What Models for European Energy Governance?
Se il problema della governance europea è una cacofonia di cui si avverte l'eco in tutti i palazzi delle istituzioni dell’Unione, il settore dell'energia non fa eccezione. Il viceministro dello Sviluppo economico Claudio De Vincenti ricorda che, più che mai oggi, durante il semestre di presidenza di turno italiana del Consiglio dell'Ue, "c'è la consapevolezza che bisogna rendere coerenti in generale le politiche europee e focalizzarsi, in particolare, sui fronti energetico e ambientale, sugli strumenti che possano rendere competitive e green le nostre industrie nazionali all'interno del mercato comune".
Il viceministro De Vincenti ha aperto la tavola rotonda "Quali modelli per la governance europea dell’energia?", preceduto dai saluti di Marco Margheri, vicepresidente Edison. L'incontro è stato organizzato a Roma il 3 ottobre 2014 dallo IAI in collaborazione con Edison nell'ambito del progetto IAI-Edison "The Future of the European Energy Policy: The Italian Contribution". Dopo il discorso di De Vincenti, l'analista IAI Nicolò Sartori ha illustrato i risultati di uno studio effettuato dall'Istituto. Hanno poi parlato Mario Benotti, consigliere del Dipartimento per gli Affari europei della Presidenza del Consiglio; l'ingegnere Roberto Potì, presidente del Comitato Europa di AssoElettrica; Sebastiano Serra, del Ministero dell'Ambiente; Leonardo Zannier, della DG Energia della Commissione europea; e, infine, Jean-Arnold Vinois, ex direttore generale della stessa DG. Le conclusioni sono state tratte dalla prof. Valeria Termini, vicepresidente del Consiglio europeo dei regolatori dell'energia.

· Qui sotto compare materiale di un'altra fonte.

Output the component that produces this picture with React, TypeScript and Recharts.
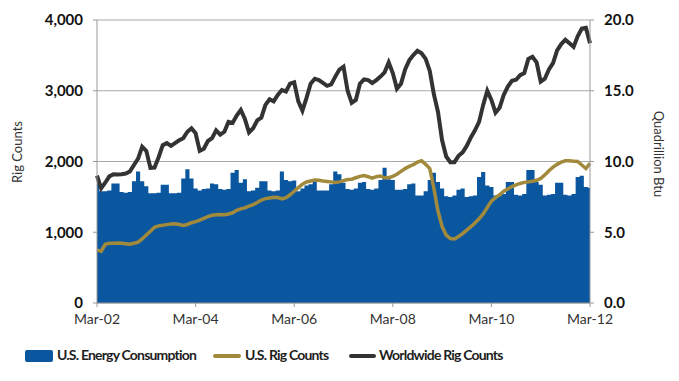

Le priorità della presidenza italiana durante il suo semestre sono la sicurezza energetica con il completamento del mercato interno e l'analisi della governance e dei suoi meccanismi. De Vincenti e Benotti hanno rilevato che le politiche dell'Unione, specie in materia di ambiente, si limitano finora a cercare un equilibrio tra le politiche nazionali, senza apportare alcun valore aggiunto: ne deriva la necessità di creare "un mercato regolamentato unico dell'energia", che va ripensato "anche in termini di infrastrutture e non solo di quote".
"Importanti cambiamenti nei meccanismi di governance dell'energia" vengono rilevati da Margheri, Sartori e Zannier: infatti, la Commissione Juncker avrà, oltre che un commissario per energia e clima, un vicepresidente con l'obiettivo di creare una "Unione dell'energia". Tuttavia, "mancano ancora strumenti nazionali adatti all'attuazione delle direttive comunitarie in materia ambientale". Serra osserva che, finché non si coinvolgeranno e responsabilizzeranno i dieci paesi che producono l'80% delle emissioni globali, fra cui la Cina e l'India, gli obiettivi comunitari di riduzione statale delle emissioni "saranno privi di efficacia sostanziale". "Un'unica politica anti emissioni, che tenga conto delle esigenze e debolezze infrastrutturali di ciascuno stato membro, risolverebbe il dilemma della governance".
Critico Vinois, che afferma che "sul piano internazionale la politica ambientale comunitaria resta timida". "Prima ancora di discutere di governance", è urgente "recuperare lo spirito di solidarietà tra gli stati membri per un'efficiente cooperazione in materia energetica".
Le conclusioni della prof. Termini mettono in luce contraddizioni intrinseche alla governance: sono le due facce della stessa medaglia poiché da un lato un controllo centralizzato della Commissione sui piani nazionali comporterebbe il rischio di una burocratizzazione, facendo perdere di vista la razionalità delle politiche industriali nazionali; e dall'altro le procedure di attuazione delle direttive europee affidano l'ultimo passaggio, l'enforcement, agli stati membri.
La soluzione proposta è un approccio più flessibile da parte della Commissione, che tenga conto anche di specificità industriali e regionali. E per una strategia a lungo termine, aggiunge Termini, bisogna "concepire l'energia come un settore strategico industriale per il futuro dei singoli paesi e dell'Unione tutta".